With the help of his wife, Antonio tends to around 1,300 cacao trees that were planted five years back with the help of a local association of cacao growers. Cacao trees typically take about four to five years to become productive, and the family is happy most of their hard work five years ago is now paying back. Antonio says cacao farming is no trouble once the trees are grown and producing. The hardest thing about cacao for Antonio is the two-year period right after planting new trees. “You have to clean it often, not let the bush cover it, because the branches don’t make it through the bush,” he told Maya Mountain Cacao in perfect English, his second language after the native Maya Mopan language spoken in the village.
Besides cacao, the family grows corn and beans for home use. The two main sources of income for Antonio is a job as security officer for a local airline and cacao. In the future, he hopes to retire from the side job and focus on the farm and possibly expand it. The family puts a lot of focus on providing their children with the opportunity of education. “I put my other three boys to school even without me having a job,” said Antonio, adding that cacao and his job have helped save enough to put the rest of the children through school if they want to.
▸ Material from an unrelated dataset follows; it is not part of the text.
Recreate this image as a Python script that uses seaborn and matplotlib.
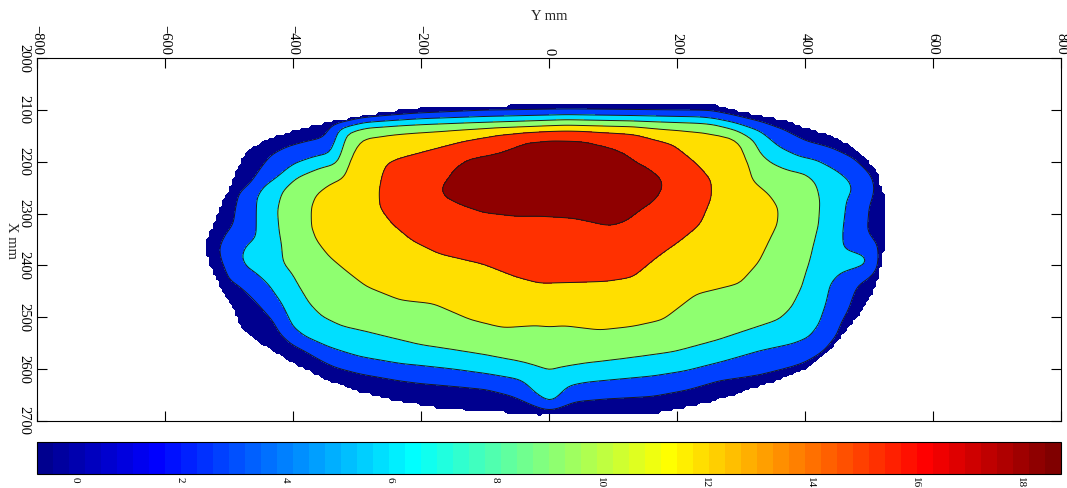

Antonio is requesting this loan to hire help with cleaning the three acres of cacao. Cleaning is the process of cutting underbrush surrounding cacao trees to clear access to them for harvesting and pruning. Cacao requires shade, and is typically grown among timber trees and underbrush. To keep their farms manageable, cacao farmers in southern Belize clean their fields about three times in a given year. The job at hand for Antonio will require and create about 12 days worth of work in the community.
About Maya Mountain Cacao
Maya Mountain Cacao (MMC) is a for-profit social enterprise that sources premium cacao beans from smallholder farmers in Belize. Founded in 2010, it generates income for marginalized farmers while promoting sustainable agricultural practices in the southern part of the country.
These cacao farmers use Kiva credit to invest in farm maintenance, improvement and expansion. For example, they might hire workers to help with the harvest or buy inputs such as better tools and seedlings.